On les connait ces cadres et autres salariés qui oublient votre présentation pour lire un mail ou surfer sur Facebook. Pire, on les retrouve à table, pendant un repas d’affaires, où ils jettent en permanence le regard sur leur écran comme si votre discussion les ennuyait sérieusement. Mais à leur décharge, les exemples viennent d’en haut. D’un François Hollande pendant un meeting (ou le match de foot de l'équipe de France, entre 2 buts!), de Silvio Berlusconi pendant un sommet européen, du Prince Charles à l’occasion d’une conférence internationale sur l’environnement.

Mais inutile d’aller chercher aussi loin. Regardez autour de vous. Votre mari, votre femme, vos enfants, votre patron, votre supérieur… Bref, le monde fait du phubbing sans même s’en rendre compte. Pire, quand ils remarquent votre étonnement, ils lâchent laconique un « désolé vieux, j’attends un message important ». Ne le croyez pas.
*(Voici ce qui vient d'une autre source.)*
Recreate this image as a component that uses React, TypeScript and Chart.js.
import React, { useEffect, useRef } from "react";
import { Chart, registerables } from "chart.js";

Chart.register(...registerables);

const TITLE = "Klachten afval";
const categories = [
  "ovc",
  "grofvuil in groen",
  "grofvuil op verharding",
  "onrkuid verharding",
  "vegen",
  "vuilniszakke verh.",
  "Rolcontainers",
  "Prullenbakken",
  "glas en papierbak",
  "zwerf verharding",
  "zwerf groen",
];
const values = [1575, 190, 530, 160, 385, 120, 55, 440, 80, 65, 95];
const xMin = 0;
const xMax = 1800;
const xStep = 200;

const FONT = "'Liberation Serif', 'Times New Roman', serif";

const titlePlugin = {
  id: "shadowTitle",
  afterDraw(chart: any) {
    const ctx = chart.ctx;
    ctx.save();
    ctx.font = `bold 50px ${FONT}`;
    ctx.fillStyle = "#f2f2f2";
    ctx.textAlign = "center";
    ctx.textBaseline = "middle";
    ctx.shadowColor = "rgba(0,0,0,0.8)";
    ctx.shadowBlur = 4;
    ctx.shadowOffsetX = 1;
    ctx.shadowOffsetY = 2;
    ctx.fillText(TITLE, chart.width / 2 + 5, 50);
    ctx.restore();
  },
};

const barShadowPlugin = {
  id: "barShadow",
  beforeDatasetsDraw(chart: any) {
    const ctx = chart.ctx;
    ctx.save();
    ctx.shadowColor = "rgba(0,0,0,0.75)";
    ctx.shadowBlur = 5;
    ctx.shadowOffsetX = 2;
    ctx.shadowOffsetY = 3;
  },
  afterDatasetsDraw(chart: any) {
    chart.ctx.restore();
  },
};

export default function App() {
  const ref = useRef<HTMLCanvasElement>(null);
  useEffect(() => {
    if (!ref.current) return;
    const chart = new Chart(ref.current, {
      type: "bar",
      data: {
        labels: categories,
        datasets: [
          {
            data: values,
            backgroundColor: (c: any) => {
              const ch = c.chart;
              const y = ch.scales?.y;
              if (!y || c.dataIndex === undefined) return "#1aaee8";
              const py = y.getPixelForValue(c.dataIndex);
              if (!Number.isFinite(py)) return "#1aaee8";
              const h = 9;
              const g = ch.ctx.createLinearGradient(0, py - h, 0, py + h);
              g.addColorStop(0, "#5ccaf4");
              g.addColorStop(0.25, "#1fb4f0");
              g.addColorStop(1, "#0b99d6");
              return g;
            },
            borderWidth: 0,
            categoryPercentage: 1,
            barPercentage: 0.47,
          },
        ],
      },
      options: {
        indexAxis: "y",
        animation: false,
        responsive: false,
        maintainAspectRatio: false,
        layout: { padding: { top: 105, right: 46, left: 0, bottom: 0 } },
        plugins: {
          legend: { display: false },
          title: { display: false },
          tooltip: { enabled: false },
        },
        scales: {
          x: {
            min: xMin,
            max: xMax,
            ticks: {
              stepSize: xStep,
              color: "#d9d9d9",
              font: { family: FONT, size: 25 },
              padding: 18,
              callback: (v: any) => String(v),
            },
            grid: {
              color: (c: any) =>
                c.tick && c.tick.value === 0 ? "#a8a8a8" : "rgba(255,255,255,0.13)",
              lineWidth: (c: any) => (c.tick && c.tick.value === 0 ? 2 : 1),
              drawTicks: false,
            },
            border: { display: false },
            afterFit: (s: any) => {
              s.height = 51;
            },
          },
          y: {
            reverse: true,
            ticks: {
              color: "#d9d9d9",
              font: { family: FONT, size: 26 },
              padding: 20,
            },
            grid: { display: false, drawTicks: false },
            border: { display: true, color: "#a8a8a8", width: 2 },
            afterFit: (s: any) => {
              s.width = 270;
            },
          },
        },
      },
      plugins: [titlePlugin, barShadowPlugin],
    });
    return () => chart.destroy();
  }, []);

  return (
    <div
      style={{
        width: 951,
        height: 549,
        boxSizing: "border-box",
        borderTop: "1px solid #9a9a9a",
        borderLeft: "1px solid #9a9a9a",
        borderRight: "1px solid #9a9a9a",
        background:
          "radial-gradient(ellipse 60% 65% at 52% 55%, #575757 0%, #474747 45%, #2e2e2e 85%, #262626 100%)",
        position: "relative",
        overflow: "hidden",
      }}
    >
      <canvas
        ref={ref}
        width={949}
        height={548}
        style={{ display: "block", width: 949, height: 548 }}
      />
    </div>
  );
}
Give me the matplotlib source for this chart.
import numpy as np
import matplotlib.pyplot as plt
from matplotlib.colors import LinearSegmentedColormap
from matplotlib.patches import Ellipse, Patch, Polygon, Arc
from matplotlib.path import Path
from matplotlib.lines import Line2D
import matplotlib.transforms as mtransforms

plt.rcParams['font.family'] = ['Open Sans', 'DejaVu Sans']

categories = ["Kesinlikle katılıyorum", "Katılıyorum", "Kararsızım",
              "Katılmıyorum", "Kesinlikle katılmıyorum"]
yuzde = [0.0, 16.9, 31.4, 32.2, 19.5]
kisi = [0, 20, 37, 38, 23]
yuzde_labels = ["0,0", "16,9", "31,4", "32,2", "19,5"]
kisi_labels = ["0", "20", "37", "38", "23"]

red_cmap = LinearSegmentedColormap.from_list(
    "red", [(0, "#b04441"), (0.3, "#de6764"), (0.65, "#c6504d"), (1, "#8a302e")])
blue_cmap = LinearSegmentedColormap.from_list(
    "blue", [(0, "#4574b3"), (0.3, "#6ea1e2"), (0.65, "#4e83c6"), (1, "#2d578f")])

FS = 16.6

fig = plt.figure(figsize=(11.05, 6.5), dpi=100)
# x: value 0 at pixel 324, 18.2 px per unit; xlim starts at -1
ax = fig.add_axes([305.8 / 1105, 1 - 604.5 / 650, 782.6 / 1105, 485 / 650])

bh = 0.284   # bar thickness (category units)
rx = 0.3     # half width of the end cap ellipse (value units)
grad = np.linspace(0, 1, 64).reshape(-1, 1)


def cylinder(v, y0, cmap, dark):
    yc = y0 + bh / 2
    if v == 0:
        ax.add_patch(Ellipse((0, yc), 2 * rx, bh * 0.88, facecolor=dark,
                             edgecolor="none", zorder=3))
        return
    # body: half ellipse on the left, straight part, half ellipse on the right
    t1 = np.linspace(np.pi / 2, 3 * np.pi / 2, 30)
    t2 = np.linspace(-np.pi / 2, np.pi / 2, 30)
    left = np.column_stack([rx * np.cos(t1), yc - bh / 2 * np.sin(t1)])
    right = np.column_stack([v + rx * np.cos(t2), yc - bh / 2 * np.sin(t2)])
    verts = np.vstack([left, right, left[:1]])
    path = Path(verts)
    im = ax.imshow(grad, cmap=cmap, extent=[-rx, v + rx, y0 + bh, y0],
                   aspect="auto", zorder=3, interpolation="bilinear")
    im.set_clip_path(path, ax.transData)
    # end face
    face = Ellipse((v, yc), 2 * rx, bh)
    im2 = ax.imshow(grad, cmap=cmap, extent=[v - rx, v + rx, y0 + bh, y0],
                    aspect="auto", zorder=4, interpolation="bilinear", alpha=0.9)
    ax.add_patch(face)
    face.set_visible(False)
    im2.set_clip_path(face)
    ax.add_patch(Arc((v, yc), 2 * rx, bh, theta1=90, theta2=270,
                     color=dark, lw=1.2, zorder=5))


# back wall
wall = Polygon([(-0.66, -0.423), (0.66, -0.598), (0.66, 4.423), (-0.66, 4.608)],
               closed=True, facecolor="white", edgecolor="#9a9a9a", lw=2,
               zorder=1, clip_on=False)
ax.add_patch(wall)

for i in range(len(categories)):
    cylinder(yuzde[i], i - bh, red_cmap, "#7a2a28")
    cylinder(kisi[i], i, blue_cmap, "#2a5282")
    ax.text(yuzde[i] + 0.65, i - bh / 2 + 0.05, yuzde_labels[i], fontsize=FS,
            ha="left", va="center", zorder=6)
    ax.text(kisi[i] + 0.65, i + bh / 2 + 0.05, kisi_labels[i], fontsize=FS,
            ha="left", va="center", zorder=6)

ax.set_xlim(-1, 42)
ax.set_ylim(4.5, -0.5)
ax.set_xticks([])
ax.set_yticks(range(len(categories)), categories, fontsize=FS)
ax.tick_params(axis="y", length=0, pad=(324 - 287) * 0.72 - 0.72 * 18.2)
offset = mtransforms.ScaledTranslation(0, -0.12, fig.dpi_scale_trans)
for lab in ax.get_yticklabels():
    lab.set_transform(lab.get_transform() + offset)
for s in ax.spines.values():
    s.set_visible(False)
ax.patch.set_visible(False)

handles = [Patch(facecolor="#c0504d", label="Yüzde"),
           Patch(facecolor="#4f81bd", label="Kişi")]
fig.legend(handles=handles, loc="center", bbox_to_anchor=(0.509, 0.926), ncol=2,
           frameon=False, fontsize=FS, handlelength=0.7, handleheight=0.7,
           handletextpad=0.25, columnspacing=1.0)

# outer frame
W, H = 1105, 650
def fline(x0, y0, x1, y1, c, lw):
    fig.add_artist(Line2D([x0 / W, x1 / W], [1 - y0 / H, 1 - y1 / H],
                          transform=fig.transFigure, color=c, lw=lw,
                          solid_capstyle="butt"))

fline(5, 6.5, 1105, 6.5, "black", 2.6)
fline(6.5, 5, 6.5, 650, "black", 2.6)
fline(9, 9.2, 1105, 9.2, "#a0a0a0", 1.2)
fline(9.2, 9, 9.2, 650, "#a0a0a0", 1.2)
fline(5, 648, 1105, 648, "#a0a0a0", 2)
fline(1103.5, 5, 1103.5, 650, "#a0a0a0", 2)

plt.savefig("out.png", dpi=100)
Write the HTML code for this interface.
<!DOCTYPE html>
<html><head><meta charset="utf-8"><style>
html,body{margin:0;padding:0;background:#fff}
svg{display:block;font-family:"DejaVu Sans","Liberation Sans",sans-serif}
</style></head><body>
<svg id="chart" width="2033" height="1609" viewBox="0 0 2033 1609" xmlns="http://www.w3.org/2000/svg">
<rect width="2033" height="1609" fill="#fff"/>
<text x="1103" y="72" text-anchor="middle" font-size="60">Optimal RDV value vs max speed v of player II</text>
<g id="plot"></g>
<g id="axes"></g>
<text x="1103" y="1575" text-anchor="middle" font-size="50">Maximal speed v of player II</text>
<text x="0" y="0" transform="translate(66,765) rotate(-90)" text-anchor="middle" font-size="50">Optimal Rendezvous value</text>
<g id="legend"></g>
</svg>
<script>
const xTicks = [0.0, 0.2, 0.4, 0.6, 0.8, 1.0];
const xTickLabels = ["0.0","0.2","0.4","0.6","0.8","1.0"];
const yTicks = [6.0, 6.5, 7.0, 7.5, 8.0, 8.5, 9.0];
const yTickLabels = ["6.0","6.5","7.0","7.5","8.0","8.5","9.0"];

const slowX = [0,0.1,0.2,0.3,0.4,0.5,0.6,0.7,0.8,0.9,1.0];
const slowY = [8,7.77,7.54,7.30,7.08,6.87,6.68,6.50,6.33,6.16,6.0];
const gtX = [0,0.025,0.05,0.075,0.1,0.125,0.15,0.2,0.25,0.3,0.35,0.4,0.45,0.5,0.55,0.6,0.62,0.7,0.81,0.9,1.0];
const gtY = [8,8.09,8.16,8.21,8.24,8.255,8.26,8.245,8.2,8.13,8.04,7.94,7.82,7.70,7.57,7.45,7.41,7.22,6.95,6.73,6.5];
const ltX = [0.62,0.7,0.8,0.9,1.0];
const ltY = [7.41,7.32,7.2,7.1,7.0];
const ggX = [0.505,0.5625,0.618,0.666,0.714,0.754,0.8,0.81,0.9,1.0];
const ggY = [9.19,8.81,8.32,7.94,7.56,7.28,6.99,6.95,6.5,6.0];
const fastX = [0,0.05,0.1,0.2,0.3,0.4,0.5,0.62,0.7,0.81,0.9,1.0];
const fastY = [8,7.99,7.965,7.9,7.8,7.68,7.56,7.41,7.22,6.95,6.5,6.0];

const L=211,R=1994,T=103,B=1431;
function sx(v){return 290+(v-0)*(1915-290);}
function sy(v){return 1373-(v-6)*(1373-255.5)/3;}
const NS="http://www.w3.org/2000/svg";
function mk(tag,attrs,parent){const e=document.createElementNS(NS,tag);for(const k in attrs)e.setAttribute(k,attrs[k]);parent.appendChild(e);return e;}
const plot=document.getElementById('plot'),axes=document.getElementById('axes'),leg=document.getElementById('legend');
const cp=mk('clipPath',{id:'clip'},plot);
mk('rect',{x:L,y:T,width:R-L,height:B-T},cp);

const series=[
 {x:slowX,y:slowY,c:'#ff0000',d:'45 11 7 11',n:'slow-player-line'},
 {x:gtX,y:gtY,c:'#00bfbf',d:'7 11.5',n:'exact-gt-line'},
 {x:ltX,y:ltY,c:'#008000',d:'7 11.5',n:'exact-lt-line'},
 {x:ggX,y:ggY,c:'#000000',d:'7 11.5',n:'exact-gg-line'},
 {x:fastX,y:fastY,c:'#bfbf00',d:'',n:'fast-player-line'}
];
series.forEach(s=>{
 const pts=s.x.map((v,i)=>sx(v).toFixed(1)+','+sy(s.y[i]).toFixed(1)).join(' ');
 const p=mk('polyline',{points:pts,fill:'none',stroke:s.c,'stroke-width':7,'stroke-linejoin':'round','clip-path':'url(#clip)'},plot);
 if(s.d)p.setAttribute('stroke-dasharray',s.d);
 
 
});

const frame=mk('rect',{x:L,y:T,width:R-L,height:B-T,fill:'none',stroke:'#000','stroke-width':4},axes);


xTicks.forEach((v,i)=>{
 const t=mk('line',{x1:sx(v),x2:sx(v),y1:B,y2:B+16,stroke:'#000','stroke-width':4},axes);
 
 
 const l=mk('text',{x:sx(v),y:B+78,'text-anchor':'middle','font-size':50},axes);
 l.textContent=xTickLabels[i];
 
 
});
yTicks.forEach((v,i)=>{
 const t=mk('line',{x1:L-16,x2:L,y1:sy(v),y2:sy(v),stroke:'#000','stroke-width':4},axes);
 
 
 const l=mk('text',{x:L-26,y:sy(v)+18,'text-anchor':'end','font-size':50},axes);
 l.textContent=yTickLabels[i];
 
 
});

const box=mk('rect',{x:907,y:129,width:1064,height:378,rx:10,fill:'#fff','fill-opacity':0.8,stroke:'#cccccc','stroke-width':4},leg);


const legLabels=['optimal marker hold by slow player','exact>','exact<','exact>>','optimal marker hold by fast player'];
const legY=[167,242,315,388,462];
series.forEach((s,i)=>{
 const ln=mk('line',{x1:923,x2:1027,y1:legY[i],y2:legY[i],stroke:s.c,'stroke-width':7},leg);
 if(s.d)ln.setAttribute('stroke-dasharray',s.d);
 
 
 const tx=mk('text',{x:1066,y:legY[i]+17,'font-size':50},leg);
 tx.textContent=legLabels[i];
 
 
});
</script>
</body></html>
Bref, le phubbing est partout. Agaçant! «Un jour, face à un fournisseur dont l’un des collaborateurs passait son temps sur son smartphone entre deux échanges techniques, j’ai décidé de mettre fin à l’entretien en demandant que l’on revienne me voir une fois que ma clientèle aura de l’importance pour eux», explique un chef d’entreprise auvergnat spécialisé dans l’agroalimentaire. Et cette attitude se multiplie en Europe. En Allemagne, comme en Angleterre, des sites proposent une formation à la gestion des outils digitaux. Comprenez à lutter contre le phubbing, jugé d’une impolitesse extrême.

A force de pratiquer le phubbing sans s’en rendre compte, on risque le pire. En Chine, le procédé est jugé discourtois. Il irrite les interlocuteurs et même les fournisseurs. Idem en Inde où l’on regrette cette coutume occidentale qui se répand à très grande vitesse dans le pays. Aux USA, on organise des réunions « free phone » où chacun doit éteindre son portable pendant la durée de la réunion. Impossible d’y jeter un œil sans se faire rappeler à l’ordre.

Bref, le phubbing devient l’ennemi à abattre dans les entreprises. Une bonne nouvelle. Il reste à savoir si c’est juste une mode ou un phénomène de fond. Éradiquer le phubbing, voilà une mission d’intérêt public.